萧经瑜被吵醒,皱着眉睁开眼,一时之间反应不过来今夕是何年。
“你可算醒了,你到底在搞什么啊!”胡成站在病床旁,是真的怒其不争:“让你休假,你就在家喝到酒精中毒,你到底还要不要命了,你想死是不是,我跟你说让你别喝那么多,你是一点没听进去是吧!”
天花板雪白,空气中是消毒水的味道。
再结合胡成的话,萧经瑜意识到,他是在家喝酒喝到了酒精中毒,被送到了医院。
“你有没有想过,如果我没发现你呢,你是不是就死家里了,你是不是要等到尸体臭了才会被邻居发现,然后次日热搜,萧经瑜酒精中毒猝死家中是吧!”
“你对得起你爷爷吗,你对得起那些因为你要退圈哭了好几天的粉丝吗,你对得起我跟了你这么多年吗,你没有心是吧萧经瑜!”
胡成是真生气了,噼里啪啦一股脑说了好多。
萧经瑜被他的声波震得头疼,有气无力地朝胡成说:“我知道错了,对不起。”
胡成跟萧经瑜一起工作也这么多年了,头回听见他这么简单干脆地说对不起,一时之间都懵了,火气跟语气一块儿掉回地上:“你这是什么……你不会还想自杀吧,不是,你说你至于吗,一个女人她就是再好,没了她你还能不活了啊……”

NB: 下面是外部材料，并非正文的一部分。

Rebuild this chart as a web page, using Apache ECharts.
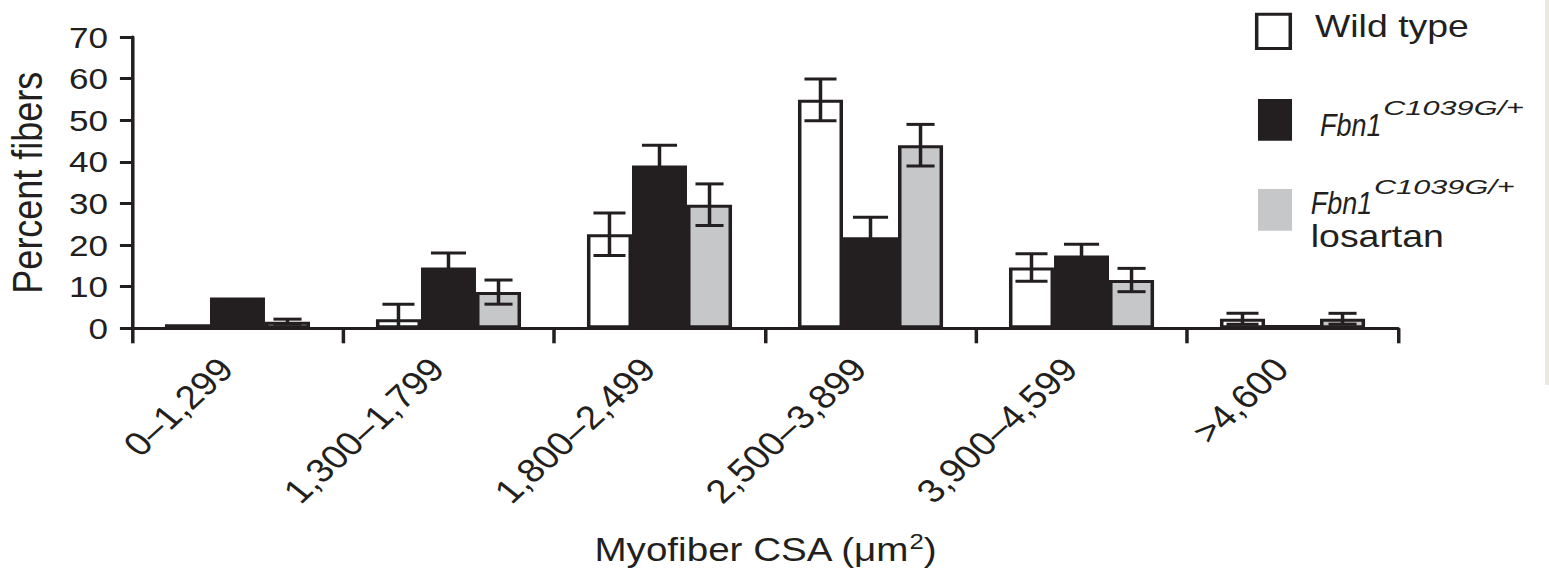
<!DOCTYPE html>
<html>
<head>
<meta charset="utf-8">
<title>Myofiber cross-sectional area distribution</title>
<script src="https://cdn.jsdelivr.net/npm/echarts@6.0.0/dist/echarts.min.js"></script>
<style>
  html, body { margin: 0; padding: 0; background: #ffffff; width: 1549px; height: 573px; overflow: hidden; }
  /* the figure is drawn in a narrower box and widened horizontally */
  #chart { width: 1324px; height: 573px; transform: scaleX(1.17); transform-origin: 0 0; }
</style>
</head>
<body>
<div id="chart"></div>
<script>
// Size classes of myofiber cross-sectional area
const categories = ['0–1,299', '1,300–1,799', '1,800–2,499', '2,500–3,899', '3,900–4,599', '>4,600'];

// Percent of fibers per class (mean) and error (half-length of the error bar)
const wildType          = [1.0, 2.2, 22.6, 54.9, 14.6, 2.3];
const wildTypeErr       = [0, 3.6, 5.1, 5.0, 3.3, 1.3];
const fbn1              = [7.4, 14.6, 39.1, 21.9, 17.5, 0.8];
const fbn1Err           = [0, 3.5, 4.9, 4.8, 2.7, 0];
const fbn1Losartan      = [1.6, 8.7, 29.7, 44.0, 11.6, 2.3];
const fbn1LosartanErr   = [0.6, 2.9, 5.0, 5.0, 2.8, 1.3];

// Value-axis ticks
const percentTicks = [0, 10, 20, 30, 40, 50, 60, 70];

// Legend texts
const legendWildType = 'Wild type';
const legendGene = 'Fbn1';
const legendAllele = 'C1039G/+';
const legendTreatment = 'losartan';

const INK = '#231f20';
const GREY = '#c6c7c9';
const FONT = '"Liberation Sans", Arial, Helvetica, sans-serif';

const BAR_W = [38.5, 47, 38.5];
const OFFSETS = [-(BAR_W[0] + BAR_W[1]) / 2, 0, (BAR_W[1] + BAR_W[2]) / 2];

function errorBars(name, values, errors, offset, capHalf) {
  return {
    type: 'custom',
    name: name + ' error',
    silent: true,
    z: 5,
    data: values.map((v, i) => [i, v, errors[i]]),
    encode: { x: 0, y: 1 },
    renderItem(params, api) {
      const i = api.value(0);
      const v = api.value(1);
      const e = api.value(2);
      if (!e) return null;
      const top = api.coord([i, v + e]);
      const low = api.coord([i, Math.max(0, v - e)]);
      const x = top[0] + offset;
      const st = { stroke: INK, lineWidth: 3 };
      const children = [
        { type: 'line', shape: { x1: x, y1: top[1], x2: x, y2: low[1] }, style: st },
        { type: 'line', shape: { x1: x - capHalf, y1: top[1], x2: x + capHalf, y2: top[1] }, style: st }
      ];
      if (v - e > 0) {
        children.push({ type: 'line', shape: { x1: x - capHalf, y1: low[1], x2: x + capHalf, y2: low[1] }, style: st });
      }
      return { type: 'group', children };
    }
  };
}

// italic gene symbol with its superscript allele, as two pieces of text
function geneLabel(x, yMain, ySup) {
  const mainScale = 0.72;
  const mainWidth = 32 * 2.279 * mainScale;
  return [
    { type: 'text', silent: true, x: x, y: yMain, scaleX: mainScale,
      style: { text: legendGene, fontSize: 32, fontStyle: 'italic', fontFamily: FONT, fill: INK, verticalAlign: 'middle' } },
    { type: 'text', silent: true, x: x + mainWidth + 1.5, y: ySup, scaleX: 1.25,
      style: { text: legendAllele, fontSize: 21, fontStyle: 'italic', fontFamily: FONT, fill: INK, verticalAlign: 'middle' } }
  ];
}

const chart = echarts.init(document.getElementById('chart'), null, { renderer: 'svg' });

chart.setOption({
  animation: false,
  backgroundColor: '#ffffff',
  textStyle: { fontFamily: FONT, color: INK },
  grid: { left: 112.8, right: 129.1, top: 37, bottom: 244.7, containLabel: false, outerBoundsMode: 'none' },
  xAxis: {
    type: 'category',
    data: categories,
    boundaryGap: true,
    axisLine: { show: true, lineStyle: { color: INK, width: 3 } },
    axisTick: { show: true, interval: 0, length: 15, lineStyle: { color: INK, width: 3 } },
    axisLabel: { interval: 0, rotate: 47, margin: 25, padding: [0, 14, 0, 0], fontSize: 33, color: INK, fontFamily: FONT },
    splitLine: { show: false },
    name: '{m|Myofiber CSA (μm}{s|2}{m|)}',
    nameLocation: 'middle',
    nameGap: 202,
    nameTextStyle: {
      fontFamily: FONT,
      color: INK,
      rich: {
        m: { fontSize: 33, lineHeight: 38, fontFamily: FONT, color: INK },
        s: { fontSize: 22, lineHeight: 22, verticalAlign: 'top', fontFamily: FONT, color: INK }
      }
    }
  },
  yAxis: {
    type: 'value',
    min: percentTicks[0],
    max: percentTicks[percentTicks.length - 1],
    interval: percentTicks[1] - percentTicks[0],
    axisLine: { show: true, lineStyle: { color: INK, width: 3 } },
    axisTick: { show: true, length: 10.3, lineStyle: { color: INK, width: 3 } },
    axisLabel: { margin: 20.5, fontSize: 30, color: INK, fontFamily: FONT },
    splitLine: { show: false },
    name: 'Percent fibers',
    nameLocation: 'middle',
    nameRotate: 90,
    nameGap: 74.3,
    nameTextStyle: { fontSize: 36, lineHeight: 30, color: INK, fontFamily: FONT }
  },
  series: [
    {
      type: 'bar', name: legendWildType, data: wildType,
      barWidth: BAR_W[0], barGap: '0%', silent: true,
      itemStyle: { color: '#ffffff', borderColor: INK, borderWidth: 3 }
    },
    {
      type: 'bar', name: legendGene + legendAllele, data: fbn1,
      barWidth: BAR_W[1], barGap: '0%', silent: true,
      itemStyle: { color: INK, borderColor: INK, borderWidth: 0 }
    },
    {
      type: 'bar', name: legendGene + legendAllele + ' ' + legendTreatment, data: fbn1Losartan,
      barWidth: BAR_W[2], barGap: '0%', silent: true,
      itemStyle: { color: GREY, borderColor: INK, borderWidth: 3 }
    },
    errorBars(legendWildType, wildType, wildTypeErr, OFFSETS[0], 13.7),
    errorBars(legendGene, fbn1, fbn1Err, OFFSETS[1], 15),
    errorBars(legendGene + ' ' + legendTreatment, fbn1Losartan, fbn1LosartanErr, OFFSETS[2], 12)
  ],
  graphic: [
    // key swatches
    { type: 'rect', silent: true, shape: { x: 1074.1, y: 14.2, width: 28.7, height: 34.3 },
      style: { fill: '#ffffff', stroke: INK, lineWidth: 3 } },
    { type: 'rect', silent: true, shape: { x: 1075.2, y: 99, width: 29.1, height: 41.7 },
      style: { fill: INK } },
    { type: 'rect', silent: true, shape: { x: 1075.2, y: 189, width: 29.1, height: 41.7 },
      style: { fill: GREY } },
    // key texts
    { type: 'text', silent: true, x: 1123.9, y: 26,
      style: { text: legendWildType, fontSize: 32, fontFamily: FONT, fill: INK, verticalAlign: 'middle' } },
    ...geneLabel(1128.2, 125, 107.5),
    ...geneLabel(1120.3, 202.5, 187),
    { type: 'text', silent: true, x: 1120.3, y: 235.5,
      style: { text: legendTreatment, fontSize: 32, fontFamily: FONT, fill: INK, verticalAlign: 'middle' } },
    // thin tinted strip along the right edge
    { type: 'rect', silent: true, shape: { x: 1320.5, y: 0, width: 4, height: 385 },
      style: { fill: '#ede9df' } }
  ]
});
</script>
</body>
</html>
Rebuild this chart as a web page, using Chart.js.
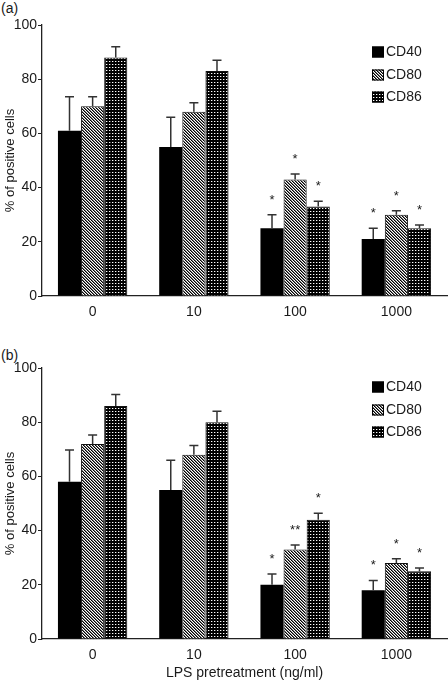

“我没想自杀,”萧经瑜听他用了‘还’这个字儿,头更疼了,“我只是……”
“只是什么?”
“疼。”
从他们两周年酒会回来之后,萧经瑜又立刻回到了之前那种人不像人,鬼不像鬼的生活中去。
萧经瑜自己也知道这样下去不行,但他真的不知道该怎么办。
其实那天刚进到酒会会场,萧经瑜就已经知道结果了。
她曾经用来看他的眼神,现在投射到了另一个男人身上。